Description of the task → Return the listing below word for word.

Saved entries
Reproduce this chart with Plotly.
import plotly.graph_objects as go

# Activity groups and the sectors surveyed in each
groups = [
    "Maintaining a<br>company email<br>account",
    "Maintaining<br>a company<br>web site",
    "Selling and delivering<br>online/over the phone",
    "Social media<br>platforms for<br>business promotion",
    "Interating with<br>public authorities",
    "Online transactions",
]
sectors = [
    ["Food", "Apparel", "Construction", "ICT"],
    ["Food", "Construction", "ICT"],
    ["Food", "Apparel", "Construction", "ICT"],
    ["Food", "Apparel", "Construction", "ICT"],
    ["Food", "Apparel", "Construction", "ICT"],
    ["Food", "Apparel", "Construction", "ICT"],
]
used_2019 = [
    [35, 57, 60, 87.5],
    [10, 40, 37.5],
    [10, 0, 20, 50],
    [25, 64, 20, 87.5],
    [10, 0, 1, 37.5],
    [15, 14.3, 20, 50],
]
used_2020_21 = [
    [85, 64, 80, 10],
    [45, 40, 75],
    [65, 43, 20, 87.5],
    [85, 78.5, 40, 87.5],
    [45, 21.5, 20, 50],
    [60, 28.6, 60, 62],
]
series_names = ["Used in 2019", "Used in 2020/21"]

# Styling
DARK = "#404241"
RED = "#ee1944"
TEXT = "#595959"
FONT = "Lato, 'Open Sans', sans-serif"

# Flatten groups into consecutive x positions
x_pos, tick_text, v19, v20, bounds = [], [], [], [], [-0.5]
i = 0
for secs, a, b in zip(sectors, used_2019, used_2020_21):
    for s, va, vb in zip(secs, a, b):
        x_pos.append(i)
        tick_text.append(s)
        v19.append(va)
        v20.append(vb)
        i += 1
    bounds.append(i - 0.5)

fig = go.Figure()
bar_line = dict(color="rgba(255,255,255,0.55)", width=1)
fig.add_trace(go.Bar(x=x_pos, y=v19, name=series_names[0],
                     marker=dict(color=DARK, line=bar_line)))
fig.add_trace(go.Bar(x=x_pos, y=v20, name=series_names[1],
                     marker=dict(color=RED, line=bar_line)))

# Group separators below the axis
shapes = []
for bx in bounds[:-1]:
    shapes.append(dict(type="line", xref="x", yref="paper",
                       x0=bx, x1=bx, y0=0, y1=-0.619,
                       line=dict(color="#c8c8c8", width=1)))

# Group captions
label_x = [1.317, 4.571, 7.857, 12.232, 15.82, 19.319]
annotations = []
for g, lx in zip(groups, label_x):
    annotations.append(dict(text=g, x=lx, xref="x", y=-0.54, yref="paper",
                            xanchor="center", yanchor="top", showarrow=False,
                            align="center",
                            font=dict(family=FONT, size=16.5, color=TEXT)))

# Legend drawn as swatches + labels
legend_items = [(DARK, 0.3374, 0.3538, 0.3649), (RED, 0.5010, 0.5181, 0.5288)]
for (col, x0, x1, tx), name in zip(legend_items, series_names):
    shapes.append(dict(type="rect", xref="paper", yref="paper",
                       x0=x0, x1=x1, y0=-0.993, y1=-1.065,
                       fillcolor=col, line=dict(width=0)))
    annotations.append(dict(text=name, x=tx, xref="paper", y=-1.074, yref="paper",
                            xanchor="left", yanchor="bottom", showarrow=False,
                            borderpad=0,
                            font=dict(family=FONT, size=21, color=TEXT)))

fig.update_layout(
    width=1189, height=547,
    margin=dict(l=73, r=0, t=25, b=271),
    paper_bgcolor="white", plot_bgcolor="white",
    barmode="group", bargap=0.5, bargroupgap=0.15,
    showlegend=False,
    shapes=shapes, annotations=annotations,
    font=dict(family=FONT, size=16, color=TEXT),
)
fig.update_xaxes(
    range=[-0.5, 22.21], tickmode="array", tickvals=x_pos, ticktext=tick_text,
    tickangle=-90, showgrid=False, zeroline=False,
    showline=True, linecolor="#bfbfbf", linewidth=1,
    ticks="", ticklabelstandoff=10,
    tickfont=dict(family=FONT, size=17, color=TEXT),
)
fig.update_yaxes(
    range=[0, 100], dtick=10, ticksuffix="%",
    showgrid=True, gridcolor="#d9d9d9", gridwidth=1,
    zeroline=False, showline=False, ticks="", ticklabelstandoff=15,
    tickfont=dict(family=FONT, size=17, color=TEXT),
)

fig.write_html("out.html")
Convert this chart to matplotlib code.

Finished exercise →
Reproduce this chart with Plotly.
import plotly.graph_objects as go

# Activity groups and the sectors surveyed in each
groups = [
    "Maintaining a<br>company email<br>account",
    "Maintaining<br>a company<br>web site",
    "Selling and delivering<br>online/over the phone",
    "Social media<br>platforms for<br>business promotion",
    "Interating with<br>public authorities",
    "Online transactions",
]
sectors = [
    ["Food", "Apparel", "Construction", "ICT"],
    ["Food", "Construction", "ICT"],
    ["Food", "Apparel", "Construction", "ICT"],
    ["Food", "Apparel", "Construction", "ICT"],
    ["Food", "Apparel", "Construction", "ICT"],
    ["Food", "Apparel", "Construction", "ICT"],
]
used_2019 = [
    [35, 57, 60, 87.5],
    [10, 40, 37.5],
    [10, 0, 20, 50],
    [25, 64, 20, 87.5],
    [10, 0, 1, 37.5],
    [15, 14.3, 20, 50],
]
used_2020_21 = [
    [85, 64, 80, 10],
    [45, 40, 75],
    [65, 43, 20, 87.5],
    [85, 78.5, 40, 87.5],
    [45, 21.5, 20, 50],
    [60, 28.6, 60, 62],
]
series_names = ["Used in 2019", "Used in 2020/21"]

# Styling
DARK = "#404241"
RED = "#ee1944"
TEXT = "#595959"
FONT = "Lato, 'Open Sans', sans-serif"

# Flatten groups into consecutive x positions
x_pos, tick_text, v19, v20, bounds = [], [], [], [], [-0.5]
i = 0
for secs, a, b in zip(sectors, used_2019, used_2020_21):
    for s, va, vb in zip(secs, a, b):
        x_pos.append(i)
        tick_text.append(s)
        v19.append(va)
        v20.append(vb)
        i += 1
    bounds.append(i - 0.5)

fig = go.Figure()
bar_line = dict(color="rgba(255,255,255,0.55)", width=1)
fig.add_trace(go.Bar(x=x_pos, y=v19, name=series_names[0],
                     marker=dict(color=DARK, line=bar_line)))
fig.add_trace(go.Bar(x=x_pos, y=v20, name=series_names[1],
                     marker=dict(color=RED, line=bar_line)))

# Group separators below the axis
shapes = []
for bx in bounds[:-1]:
    shapes.append(dict(type="line", xref="x", yref="paper",
                       x0=bx, x1=bx, y0=0, y1=-0.619,
                       line=dict(color="#c8c8c8", width=1)))

# Group captions
label_x = [1.317, 4.571, 7.857, 12.232, 15.82, 19.319]
annotations = []
for g, lx in zip(groups, label_x):
    annotations.append(dict(text=g, x=lx, xref="x", y=-0.54, yref="paper",
                            xanchor="center", yanchor="top", showarrow=False,
                            align="center",
                            font=dict(family=FONT, size=16.5, color=TEXT)))

# Legend drawn as swatches + labels
legend_items = [(DARK, 0.3374, 0.3538, 0.3649), (RED, 0.5010, 0.5181, 0.5288)]
for (col, x0, x1, tx), name in zip(legend_items, series_names):
    shapes.append(dict(type="rect", xref="paper", yref="paper",
                       x0=x0, x1=x1, y0=-0.993, y1=-1.065,
                       fillcolor=col, line=dict(width=0)))
    annotations.append(dict(text=name, x=tx, xref="paper", y=-1.074, yref="paper",
                            xanchor="left", yanchor="bottom", showarrow=False,
                            borderpad=0,
                            font=dict(family=FONT, size=21, color=TEXT)))

fig.update_layout(
    width=1189, height=547,
    margin=dict(l=73, r=0, t=25, b=271),
    paper_bgcolor="white", plot_bgcolor="white",
    barmode="group", bargap=0.5, bargroupgap=0.15,
    showlegend=False,
    shapes=shapes, annotations=annotations,
    font=dict(family=FONT, size=16, color=TEXT),
)
fig.update_xaxes(
    range=[-0.5, 22.21], tickmode="array", tickvals=x_pos, ticktext=tick_text,
    tickangle=-90, showgrid=False, zeroline=False,
    showline=True, linecolor="#bfbfbf", linewidth=1,
    ticks="", ticklabelstandoff=10,
    tickfont=dict(family=FONT, size=17, color=TEXT),
)
fig.update_yaxes(
    range=[0, 100], dtick=10, ticksuffix="%",
    showgrid=True, gridcolor="#d9d9d9", gridwidth=1,
    zeroline=False, showline=False, ticks="", ticklabelstandoff=15,
    tickfont=dict(family=FONT, size=17, color=TEXT),
)

fig.write_html("out.html")
Convert this chart to matplotlib code.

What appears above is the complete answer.